Who is to blame for Venezuela’s economic collapse?, Al-Jazeera, 05NOV2016
Sample of open source research conducted by TRG analysts related to the Venezuela talks
1. UPDATE: U.S. diplomat meets with Maduro to support Venezuela dialogue
Byline: Brian Ellsworth
Date: 31 October 2016
CARACAS (Reuters) – A senior U.S. diplomat on Monday met with Venezuelan President Nicolas Maduro as part of an effort to support dialogue between the government and the opposition amid an escalating political standoff and a worsening economic crisis.
The arrival of Tom Shannon, U.S. Under Secretary of State for Political Affairs and an expert on Latin America, may help spur negotiations between the two sides, which over the years have repeatedly held talks that generated few concrete results.

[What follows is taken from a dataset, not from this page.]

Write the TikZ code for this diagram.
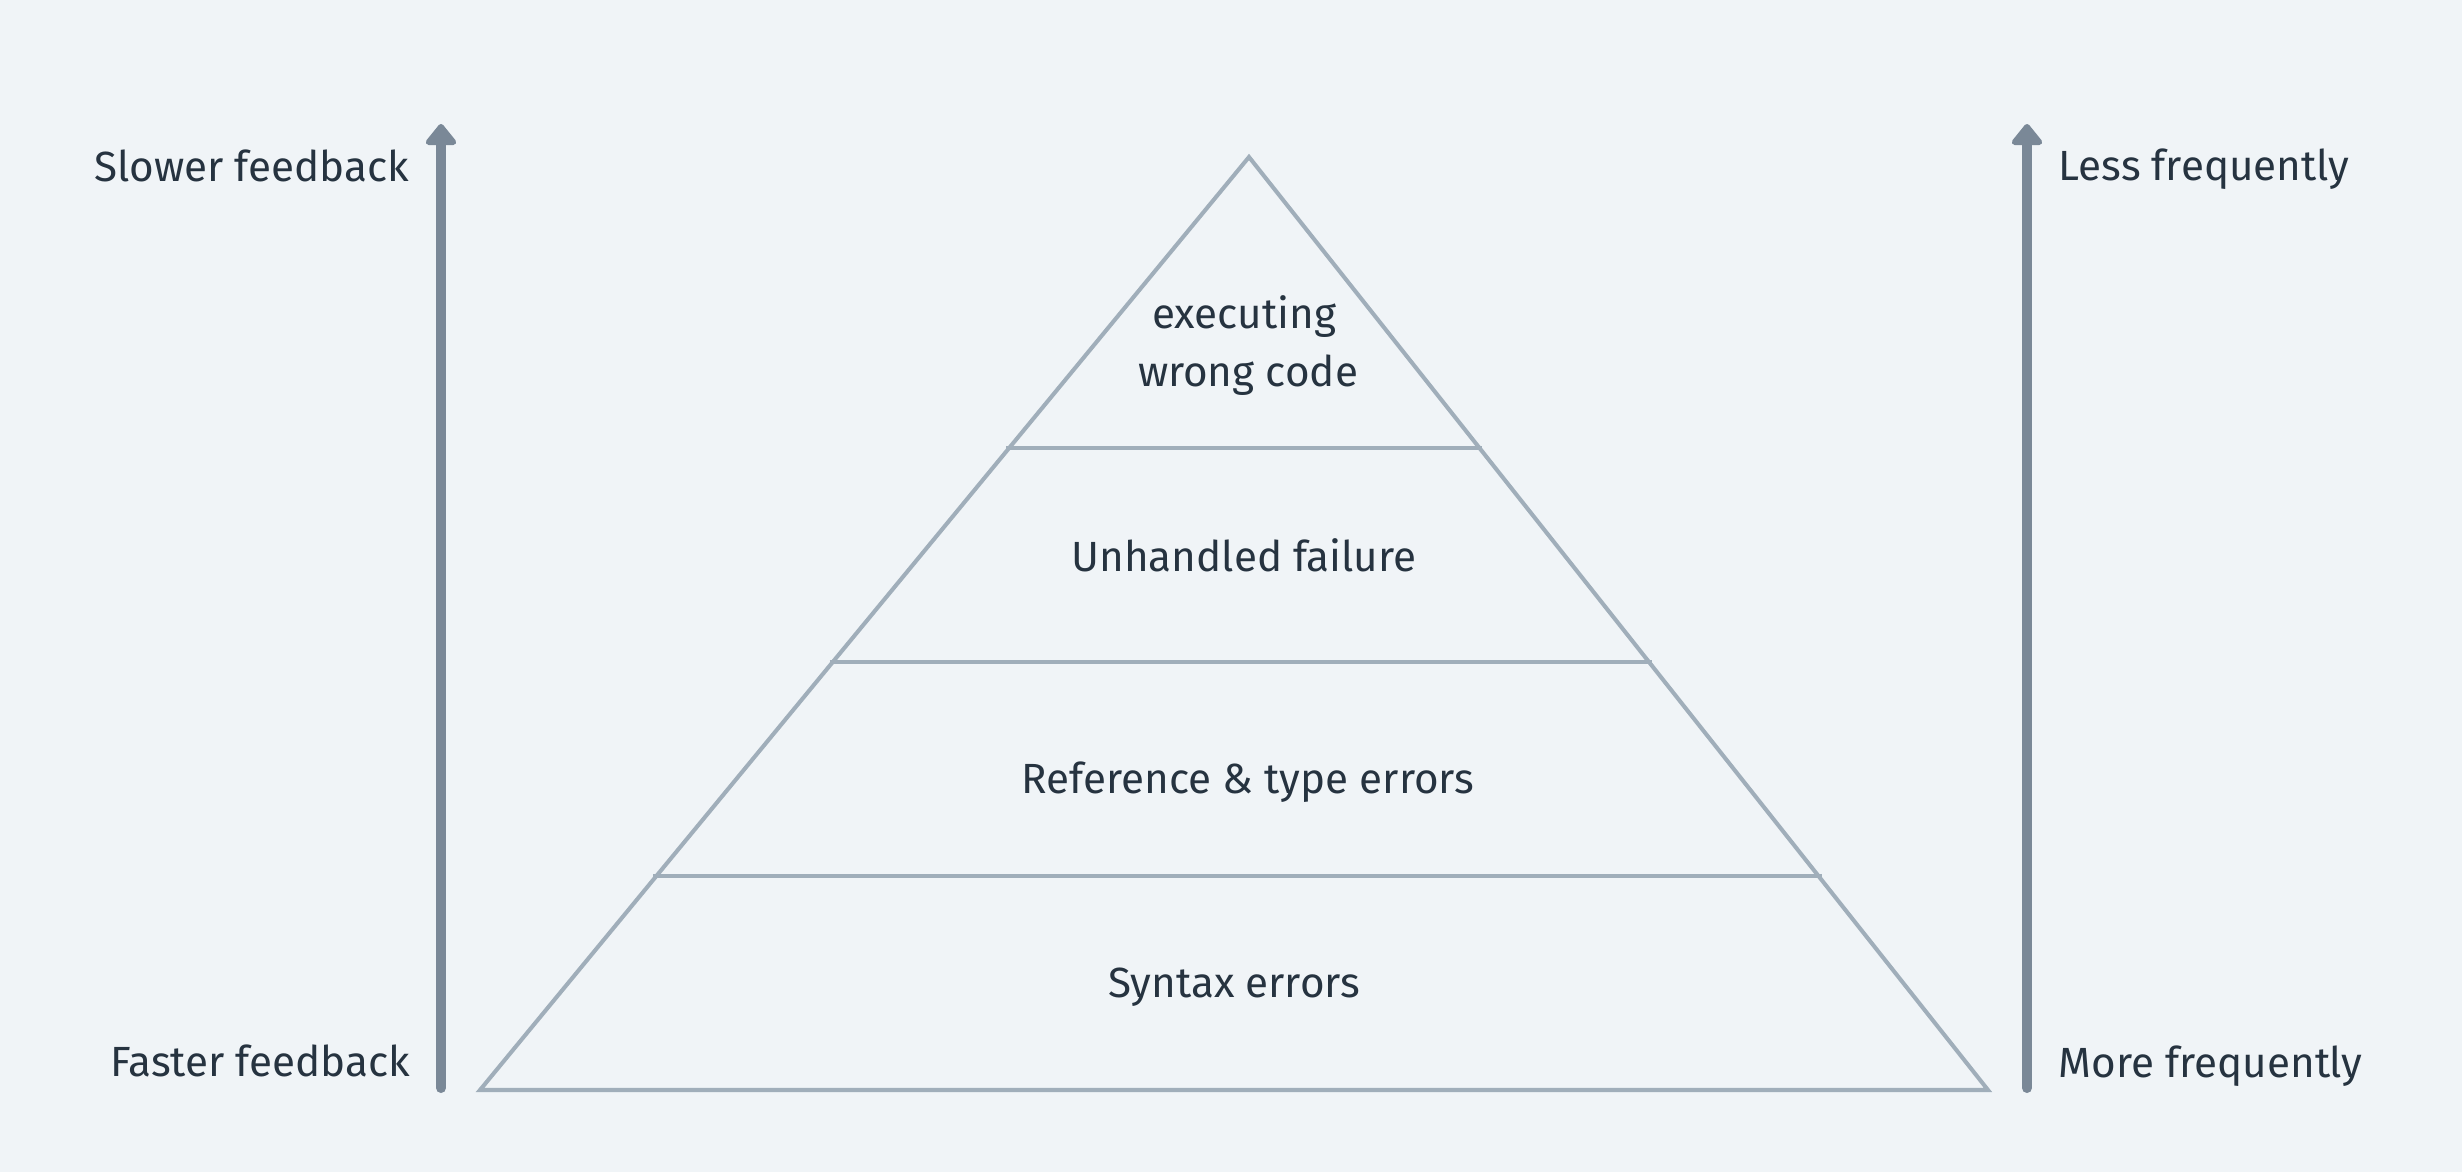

2. Opposition lawmakers stage ‘trial’ of Venezuelan leader
Media: Agence France-Presse (AFP)
Date: 01 November 2016
Caracas, Nov 1, 2016 (AFP) – Opposition lawmakers were to stage a “political trial” of Venezuelan President Nicolas Maduro on Tuesday after a blocked bid to oust the deeply unpopular leader through a referendum.
But the proceedings in the opposition-dominated National Assembly are largely seen as symbolic, said one analyst, Luis Vicente Leon.
Maduro has dismissed the mock trial, saying it was not provided for under the constitution and amounted to an attempt to overthrow his embattled government.
3. UPDATE: Venezuela opposition bets on risky truce with Maduro
Media: Agence France-Presse (AFP)
Date: 02 November 2016
Caracas, Nov 2, 2016 (AFP) – Venezuela’s opposition began a tense truce Wednesday with President Nicolas Maduro, but supporters accused it of betraying them and analysts warned the strategy risked backfiring.
With Pope Francis’s blessing, Maduro and top opposition leaders have agreed to sit down to Vatican-mediated talks starting November 11, seeking an exit from a nasty political crisis and economic melt-down.
But not everyone is on board with the opposition’s new strategy — including 16 dissenting parties in its own coalition, the Democratic Unity Roundtable (MUD), and many of its supporters.
4. Venezuelan President Maduro tells opposition, ‘the revolution will continue’
Media: EFE (Spain)
Date: 03 November 2016
CARACAS – The Venezuelan opposition needs to understand that “the revolution is going to continue,” President Nicolás Maduro said Thursday, while urging his political foes to remain part of the dialogue the two sides began earlier this week.
The revolution begun in 1999 by his predecessor, the late Hugo Chávez, “is irreversible,” Maduro said in a speech at the presidential palace.
He said that his opponents “must learn to co-exist with the revolution” and to accept the principle of democratic governance.
5. Pope’s envoy warns of bloodshed if Venezuela talks fail: paper
Date: 05 November 2016
Venezuela is going through a “very ugly” situation and there could be bloodshed ahead if talks between the government and opposition fail, a papal envoy told an Argentine newspaper after his visit to Venezuela this week.
Archbishop Claudio Maria Celli had been in Caracas for Vatican-convened talks as an angry opposition stepped up its protests against socialist President Nicolas Maduro after authorities scuttled a recall referendum.
The oil-rich country is also suffering from a prolonged recession and severe shortages of food and medicine.